Most technical support and technical service people work full-time, but part-time and variable schedules are occasionally possible. While technical support can often be provided via telephone or email, technical service usually requires travel to the customer’s site.
Is This Career a Good Fit for You?
If you enjoy problem solving and working with your hands and tinkering, technical service may be the career path for you. If you derive great satisfaction from working with people to assist them with technical issues regarding laboratory equipment, technical support may be your calling. Depending on the specific type of position, it may require working second or third shift (some companies provide support 24 hours/day), or significant amounts of travel (to the sites of malfunctioning equipment).

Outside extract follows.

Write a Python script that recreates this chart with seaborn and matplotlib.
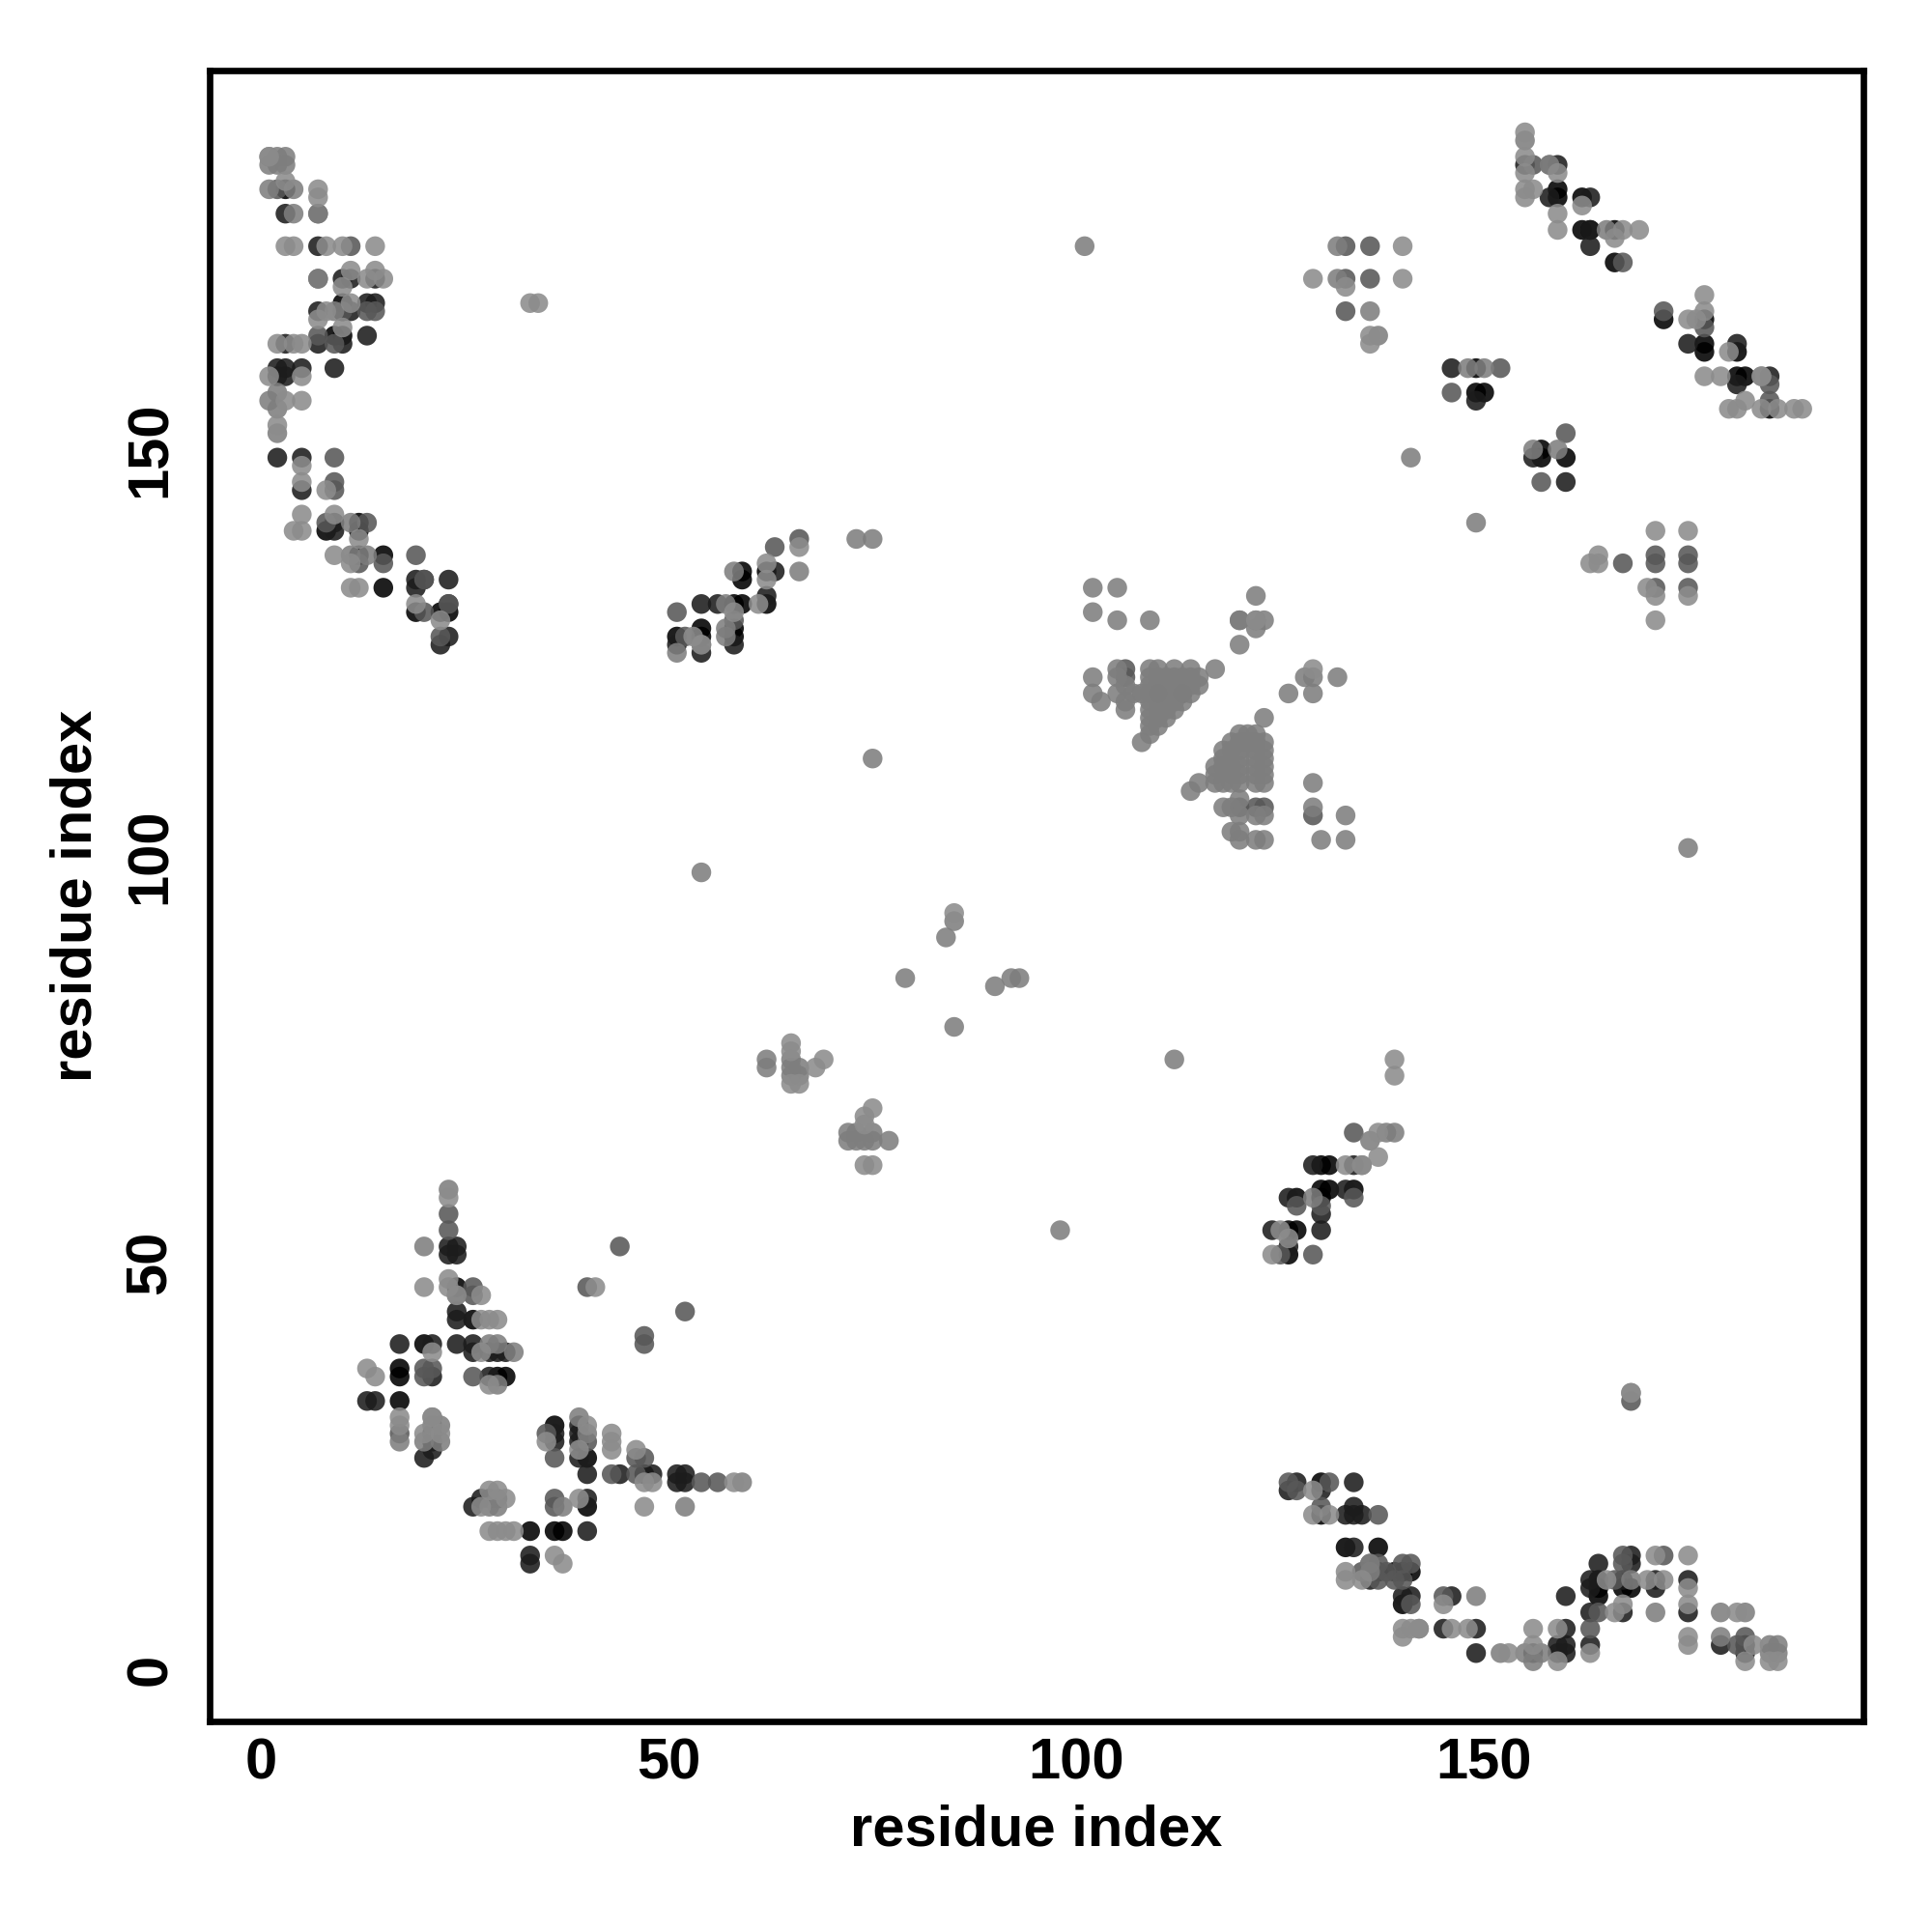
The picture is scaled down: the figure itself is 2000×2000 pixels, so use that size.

- Advanced listening, analysis, and problem-solving skills
- For technical service, manual dexterity and the ability to work with your hands to fix mechanical systems may be required
- Interpersonal skills to build relationships with customers and deal diplomatically with complaints. This requires patience, sympathy and respect.
- Ability to prioritize and manage multiple simultaneous issues from different customers
- Attention to detail
Technical support is a great entry-level position. Some technical support positions will require previous experience with using the company’s products, however companies provide extensive training to technical service employees. From there, many scientists move into technical sales, product management, business development, or marketing.
Future Employment Trends
These careers appear to be growing about as fast as average for other professions.